WHAT IS ASKED
Start at the line where "Rebuild this chart" appears and end at the line where "ax = fig.add_axes([77" appears; repeat those lines exactly, both ends included, leaving pictures behind.
--- begin ---
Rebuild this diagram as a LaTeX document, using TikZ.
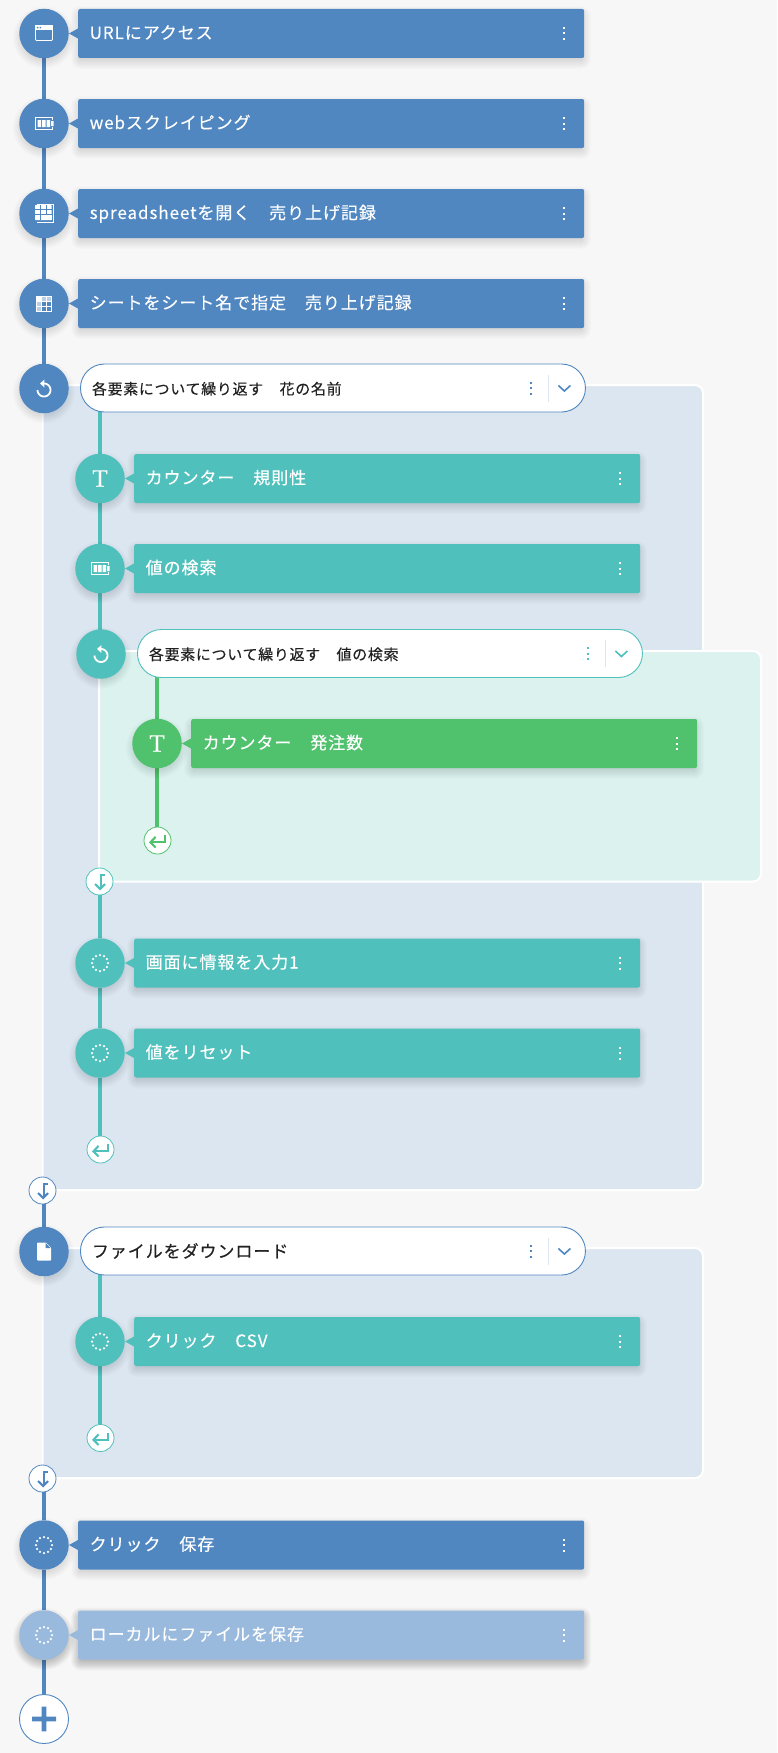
\documentclass[tikz,border=0pt]{standalone}
\usepackage{fontspec}
\setmainfont{Noto Sans CJK JP}
\newfontfamily\jpbig[LetterSpace=5.5,FakeBold=0.25]{Noto Sans CJK JP}
\newfontfamily\jppill[LetterSpace=4.5,FakeBold=0.15]{Noto Sans CJK JP}
\newfontfamily\tfont[FakeBold=0.5]{Liberation Serif}
\definecolor{bluec}{HTML}{5087C1}
\definecolor{paleblue}{HTML}{9ABADD}
\definecolor{tealc}{HTML}{50C0BC}
\definecolor{greenc}{HTML}{50C16C}
\definecolor{panelblue}{HTML}{DCE6F1}
\definecolor{panelteal}{HTML}{DCF2EF}
\definecolor{pagebg}{HTML}{F7F7F7}
\definecolor{inkc}{HTML}{222222}
\pgfdeclarelayer{panels}
\pgfdeclarelayer{lines}
\pgfsetlayers{panels,lines,main}
\def\shadowop{.011}
\tikzset{
  x=1pt,y=-1pt,
  stepc/.style={circle,minimum size=49.5pt,inner sep=0pt,draw=none},
  stepb/.style={rectangle,rounded corners=2pt,minimum width=506pt,minimum height=49pt,inner xsep=11.5pt,inner ysep=0pt,text width=483pt,align=left,text=white,text height=13pt,text depth=2pt,font=\jpbig\fontsize{17}{19}\selectfont},
  pillb/.style={rectangle,rounded corners=24pt,fill=white,minimum width=505pt,minimum height=48pt,inner xsep=11.5pt,inner ysep=0pt,text width=482pt,align=left,text=inkc,text height=14pt,text depth=1pt,line width=.9pt},
  smallc/.style={circle,minimum size=27pt,inner sep=0pt,fill=white,line width=.8pt},
  flow/.style={line width=4pt},
  panelbox/.style={draw=white,line width=2pt,rounded corners=8pt},
  pics/win/.style={code={
    \draw[white,line width=.9pt,rounded corners=1pt] (-8.5,-7.5) rectangle (8.5,7);
    \fill[white] (-9,-8) rectangle (9,-3.5);
    \fill[bluec] (-7.2,-6.6) rectangle (-5.6,-5) (-4.5,-6.6) rectangle (-2.9,-5);
  }},
  pics/scrape/.style={code={
    \draw[white,line width=.7pt] (8,-3.2) -- (8,-6) -- (-8.5,-6) -- (-8.5,6) -- (8,6) -- (8,3.2);
    \fill[white] (-6.5,-3.5) rectangle (-3,3.5) (-2,-3.5) rectangle (1.5,3.5) (2.5,-3.5) rectangle (6,3.5) (7,-2.5) rectangle (9.5,2.5);
  }},
  pics/opensheet/.style={code={
    \draw[white,line width=.7pt] (-7,-9) -- (9,-9) -- (9,8.5) -- (-7,8.5);
    \fill[white,rounded corners=.6pt] (-9,-8.5) rectangle (7.5,6.5);
    \draw[bluec,line width=.7pt] (-9,-4) -- (7.5,-4) (-9,1) -- (7.5,1) (-3.5,-8.5) -- (-3.5,6.5) (2,-8.5) -- (2,6.5);
    \fill[white] (2,1) rectangle (7.5,6.5);
  }},
  pics/sheet/.style={code={
    \draw[white,line width=.7pt] (-7.5,-7.5) rectangle (7.5,7.5) (-7.5,-2.5) -- (7.5,-2.5) (-7.5,2.5) -- (7.5,2.5) (-2.5,-7.5) -- (-2.5,7.5) (2.5,-7.5) -- (2.5,7.5);
    \fill[white] (-7.5,-7.5) rectangle (-2.5,-2.5);
    \fill[white,opacity=.6] (-2.5,-7.5) rectangle (7.5,-2.5) (-7.5,-2.5) rectangle (-2.5,7.5);
  }},
  pics/loopicon/.style={code={
    \draw[white,line width=1.8pt] plot[smooth,domain=-90:180,samples=30] ({6.5*cos(\x)},{1.5+6.5*sin(\x)});
    \fill[white] (-4,-5) -- (0.3,-8.8) -- (0.3,-1.2) -- cycle;
  }},
  pics/tee/.style={code={
    \node[text=white,inner sep=0pt,font=\tfont\fontsize{25}{25}\selectfont] at (0,0) {T};
  }},
  pics/fileicon/.style={code={
    \fill[white,rounded corners=.8pt] (-7,-9) -- (2,-9) -- (7.2,-3.8) -- (7.2,9) -- (-7,9) -- cycle;
    \fill[bluec] (1.6,-8.5) -- (6.6,-3.5) -- (1.6,-3.5) -- cycle;
  }},
  pics/dotring/.style={code={
    \foreach \a in {0,30,...,330}{\fill[white] ({8*cos(\a)},{8*sin(\a)}) circle (1.25);}
  }},
  pics/ret/.style={code={
    \draw[#1,line width=2pt] (7.5,-5.5) -- (7.5,1.8) -- (-7,1.8);
    \draw[#1,line width=2.1pt] (-2,-3.6) -- (-7,1.8) -- (-2,7);
  }},
  pics/down/.style={code={
    \draw[#1,line width=2pt] (5.5,-7) -- (1,-7) -- (1,7.5);
    \draw[#1,line width=2.1pt] (-4.5,2.5) -- (0.7,7.5) -- (5.5,2.5);
  }},
  pics/plusicon/.style={code={
    \fill[bluec] (-12,-2.4) rectangle (12,2.4) (-2.4,-12.4) rectangle (2.4,12.4);
  }},
}
\newcommand\CircShadow[2]{%
  \foreach \r in {-3,...,7}{\fill[black,opacity=\shadowop] (#1,{#2+4}) circle ({24+\r});}}
\newcommand\Step[6]{%
  \CircShadow{#2}{#3}%
  \foreach \r in {-3,...,7}{\pgfmathsetmacro\rr{max(\r+3,1)}%
    \fill[black,opacity=\shadowop,rounded corners=\rr pt] ({#2+34-\r},{#3-24.5-\r+4}) rectangle ({#2+540+\r},{#3+24.5+\r+4});}%
  \node[stepc,fill=#4] (c#1) at (#2,#3) {};
  \node[stepb,fill=#4,anchor=west] (b#1) at ({#2+34},#3) {#5};
  \fill[#4] ([yshift=5pt]b#1.west) -- ([xshift=-9pt]b#1.west) -- ([yshift=-5pt]b#1.west) -- cycle;
  \foreach \d in {-5.5,0,5.5}{\fill[white] ([xshift=-21pt,yshift=\d pt-1pt]b#1.east) rectangle ([xshift=-19pt,yshift=\d pt+1pt]b#1.east);}
  \pic at (c#1) {#6};
}
\newcommand\Pill[7]{%
  \CircShadow{#2}{#3}%
  \node[stepc,fill=#4] (c#1) at (#2,#3) {};
  \node[pillb,draw=#4,anchor=west,font=#5] (b#1) at ({#2+36},{#3-.5}) {#6};
  \foreach \d in {-5.5,0,5.5}{\fill[#4] ([xshift=-55.5pt,yshift=\d pt-1pt]b#1.east) rectangle ([xshift=-53.5pt,yshift=\d pt+1pt]b#1.east);}
  \draw[panelblue,line width=.8pt] ([xshift=-37.5pt,yshift=-13.5pt]b#1.east) -- ([xshift=-37.5pt,yshift=13.5pt]b#1.east);
  \draw[#4,line width=1.6pt] ([xshift=-27.5pt,yshift=2.5pt]b#1.east) -- ([xshift=-21.5pt,yshift=-3pt]b#1.east) -- ([xshift=-15.5pt,yshift=2.5pt]b#1.east);
  \pic at (c#1) {#7};
}
\newcommand\pillA{\jppill\fontsize{15}{17}\selectfont}
\newcommand\pillB{\jpbig\fontsize{17}{19}\selectfont}
\begin{document}
\begin{tikzpicture}
\useasboundingbox (0,0) rectangle (777,1753);
\begin{pgfonlayer}{panels}
\fill[pagebg] (0,0) rectangle (777,1753);
\filldraw[panelbox,fill=panelblue] (42.5,385) rectangle (703,1190);
\filldraw[panelbox,fill=panelblue] (42.5,1248) rectangle (703,1478);
\filldraw[panelbox,fill=panelteal] (99,651) rectangle (761,881.5);
\end{pgfonlayer}

\Step{1}{44}{33.5}{bluec}{URLにアクセス}{win}
\Step{2}{44}{123.5}{bluec}{webスクレイピング}{scrape}
\Step{3}{44}{213.5}{bluec}{spreadsheetを開く　売り上げ記録}{opensheet}
\Step{4}{44}{303.5}{bluec}{シートをシート名で指定　売り上げ記録}{sheet}
\Pill{5}{44}{388.5}{bluec}{\pillA}{各要素について繰り返す　花の名前}{loopicon}
\Step{6}{100}{478.5}{tealc}{カウンター　規則性}{tee}
\Step{7}{100}{568.5}{tealc}{値の検索}{scrape}
\Pill{8}{101}{654}{tealc}{\pillA}{各要素について繰り返す　値の検索}{loopicon}
\Step{9}{157}{743.5}{greenc}{カウンター　発注数}{tee}
\Step{10}{100}{963}{tealc}{画面に情報を入力1}{dotring}
\Step{11}{100}{1053}{tealc}{値をリセット}{dotring}
\Pill{12}{44}{1251.5}{bluec}{\pillB}{ファイルをダウンロード}{fileicon}
\Step{13}{100}{1341.5}{tealc}{クリック　CSV}{dotring}
\Step{14}{44}{1545}{bluec}{クリック　保存}{dotring}
\def\shadowop{.025}
\Step{15}{44}{1635}{paleblue}{ローカルにファイルを保存}{dotring}

\node[stepc,fill=white,draw=bluec,line width=.9pt,minimum size=49pt] (addc) at (44,1719) {};
\pic at (addc) {plusicon};

\node[smallc,draw=greenc] (r1) at (157.5,840.5) {};
\pic at (r1) {ret=greenc};
\node[smallc,draw=tealc] (r2) at (100.5,1149.5) {};
\pic at (r2) {ret=tealc};
\node[smallc,draw=tealc] (r3) at (100.5,1438) {};
\pic at (r3) {ret=tealc};
\node[smallc,draw=tealc] (d1) at (99.5,881.5) {};
\pic at (d1) {down=tealc};
\node[smallc,draw=bluec] (d2) at (42.5,1190.5) {};
\pic at (d2) {down=bluec};
\node[smallc,draw=bluec] (d3) at (42.5,1478.5) {};
\pic at (d3) {down=bluec};

\begin{pgfonlayer}{lines}
\draw[flow,bluec] (c1) -- (c2);
\draw[flow,bluec] (c2) -- (c3);
\draw[flow,bluec] (c3) -- (c4);
\draw[flow,bluec] (c4) -- (c5);
\draw[flow,bluec] (c12 |- d2) -- (c12);
\draw[flow,bluec] (c14 |- d3) -- (c14);
\draw[flow,bluec] (c14) -- (c15);
\draw[flow,bluec] (c15) -- (addc);
\draw[flow,tealc] (c6 |- b5) -- (c6);
\draw[flow,tealc] (c6) -- (c7);
\draw[flow,tealc] (c7) -- (c7 |- c8);
\draw[flow,tealc] (c10 |- d1) -- (c10);
\draw[flow,tealc] (c10) -- (c11);
\draw[flow,tealc] (c11) -- (c11 |- r2);
\draw[flow,tealc] (c13 |- b12) -- (c13);
\draw[flow,tealc] (c13) -- (c13 |- r3);
\draw[flow,greenc] (c9 |- b8) -- (c9);
\draw[flow,greenc] (c9) -- (c9 |- r1);
\end{pgfonlayer}
\end{tikzpicture}
\end{document}
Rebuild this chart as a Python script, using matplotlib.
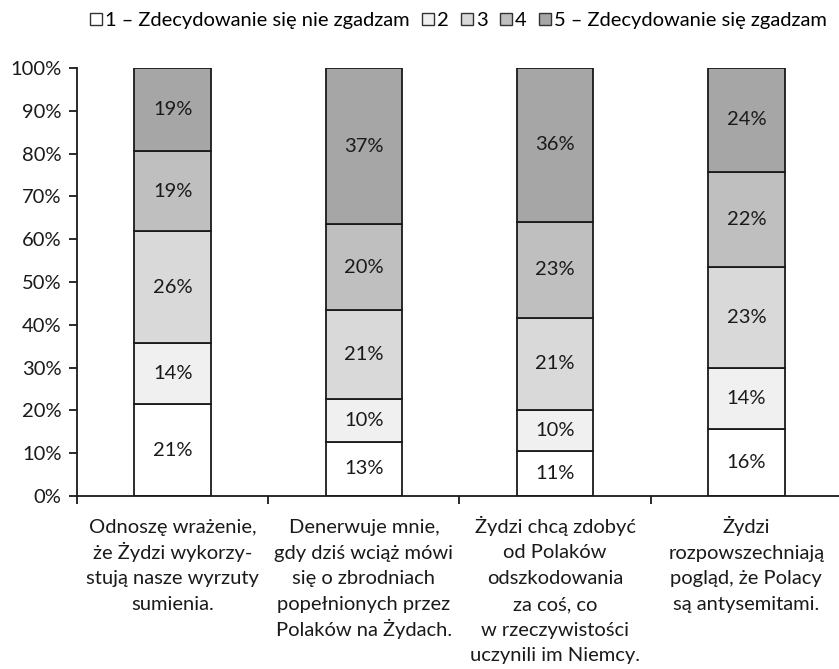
import matplotlib
matplotlib.use("Agg")
import matplotlib.pyplot as plt
import numpy as np
from matplotlib.patches import Patch
from matplotlib.ticker import PercentFormatter, FixedLocator
from matplotlib.transforms import offset_copy

plt.rcParams["font.family"] = ["Lato", "DejaVu Sans"]

categories = [
    "Odnoszę wrażenie,\nże Żydzi wykorzy-\nstują nasze wyrzuty\nsumienia.",
    "Denerwuje mnie,\ngdy dziś wciąż mówi\nsię o zbrodniach\npopełnionych przez\nPolaków na Żydach.",
    "Żydzi chcą zdobyć\nod Polaków\nodszkodowania\nza coś, co\nw rzeczywistości\nuczynili im Niemcy.",
    "Żydzi\nrozpowszechniają\npogląd, że Polacy\nsą antysemitami.",
]
series_names = ["1 – Zdecydowanie się nie zgadzam", "2", "3", "4", "5 – Zdecydowanie się zgadzam"]
# shares (%) per answer, one list per answer level
s1 = [21.4, 12.7, 10.6, 15.6]
s2 = [14.3, 9.9, 9.6, 14.3]
s3 = [26.1, 20.9, 21.4, 23.5]
s4 = [18.9, 20.0, 22.5, 22.4]
s5 = [19.3, 36.5, 35.9, 24.2]
labels = [
    ["21%", "13%", "11%", "16%"],
    ["14%", "10%", "10%", "14%"],
    ["26%", "21%", "21%", "23%"],
    ["19%", "20%", "23%", "22%"],
    ["19%", "37%", "36%", "24%"],
]
colors = ["#ffffff", "#f0f0f0", "#d9d9d9", "#bfbfbf", "#a6a6a6"]
FS = 14.5
INK = "#1a1a1a"

fig = plt.figure(figsize=(8.39, 6.69), dpi=100)
ax = fig.add_axes([77 / 839, 1 - 496 / 669, (842 - 77) / 839, (496 - 68) / 669])

x = np.arange(len(categories))
bottom = np.zeros(len(categories))
for vals, lab, col, name in zip([s1, s2, s3, s4, s5], labels, colors, series_names):
    vals = np.array(vals)
    ax.bar(x, vals, 0.4, bottom=bottom, color=col, edgecolor=INK, linewidth=1.3, label=name)
    for xi, b, v, t in zip(x, bottom, vals, lab):
        ax.text(xi, b + v / 2, t, ha="center", va="center", fontsize=FS, color=INK)
    bottom += vals

ax.set_xlim(-0.5, 3.5)
ax.set_ylim(0, 100)
ax.yaxis.set_major_locator(FixedLocator(np.arange(0, 101, 10)))
ax.yaxis.set_major_formatter(PercentFormatter(decimals=0))
ax.tick_params(axis="y", labelsize=FS, length=6, width=1.3, pad=5, colors=INK)
ax.set_xticks(np.arange(-0.5, 4, 1))
ax.set_xticklabels([])
ax.tick_params(axis="x", length=6, width=1.3, colors=INK)

# category labels, one text per line on a shared baseline grid
base = ax.get_xaxis_transform()
for xi, cat in zip(x, categories):
    for i, line in enumerate(cat.split("\n")):
        tr = offset_copy(base, fig=fig, y=-26.5 - i * 18.5, units="points")
        ax.text(xi, 0, line, transform=tr, ha="center", va="baseline", fontsize=FS, color=INK)

for sp in ["top", "right"]:
    ax.spines[sp].set_visible(False)
for sp in ["left", "bottom"]:
    ax.spines[sp].set_linewidth(1.3)
    ax.spines[sp].set_color(INK)

handles = [Patch(facecolor=c, edgecolor="#333333", linewidth=1) for c in colors]
fig.legend(handles, series_names, loc="upper right", bbox_to_anchor=(1.0, 1.0), ncol=5,
           frameon=False, fontsize=FS, handlelength=0.6, handleheight=0.6,
           handletextpad=0.15, columnspacing=0.6, borderaxespad=0.2)

fig.savefig("out.png", dpi=100)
--- end ---
ANSWER TO THE TASK
Rebuild this chart as a Python script, using matplotlib.
import matplotlib
matplotlib.use("Agg")
import matplotlib.pyplot as plt
import numpy as np
from matplotlib.patches import Patch
from matplotlib.ticker import PercentFormatter, FixedLocator
from matplotlib.transforms import offset_copy

plt.rcParams["font.family"] = ["Lato", "DejaVu Sans"]

categories = [
    "Odnoszę wrażenie,\nże Żydzi wykorzy-\nstują nasze wyrzuty\nsumienia.",
    "Denerwuje mnie,\ngdy dziś wciąż mówi\nsię o zbrodniach\npopełnionych przez\nPolaków na Żydach.",
    "Żydzi chcą zdobyć\nod Polaków\nodszkodowania\nza coś, co\nw rzeczywistości\nuczynili im Niemcy.",
    "Żydzi\nrozpowszechniają\npogląd, że Polacy\nsą antysemitami.",
]
series_names = ["1 – Zdecydowanie się nie zgadzam", "2", "3", "4", "5 – Zdecydowanie się zgadzam"]
# shares (%) per answer, one list per answer level
s1 = [21.4, 12.7, 10.6, 15.6]
s2 = [14.3, 9.9, 9.6, 14.3]
s3 = [26.1, 20.9, 21.4, 23.5]
s4 = [18.9, 20.0, 22.5, 22.4]
s5 = [19.3, 36.5, 35.9, 24.2]
labels = [
    ["21%", "13%", "11%", "16%"],
    ["14%", "10%", "10%", "14%"],
    ["26%", "21%", "21%", "23%"],
    ["19%", "20%", "23%", "22%"],
    ["19%", "37%", "36%", "24%"],
]
colors = ["#ffffff", "#f0f0f0", "#d9d9d9", "#bfbfbf", "#a6a6a6"]
FS = 14.5
INK = "#1a1a1a"

fig = plt.figure(figsize=(8.39, 6.69), dpi=100)
ax = fig.add_axes([77 / 839, 1 - 496 / 669, (842 - 77) / 839, (496 - 68) / 669])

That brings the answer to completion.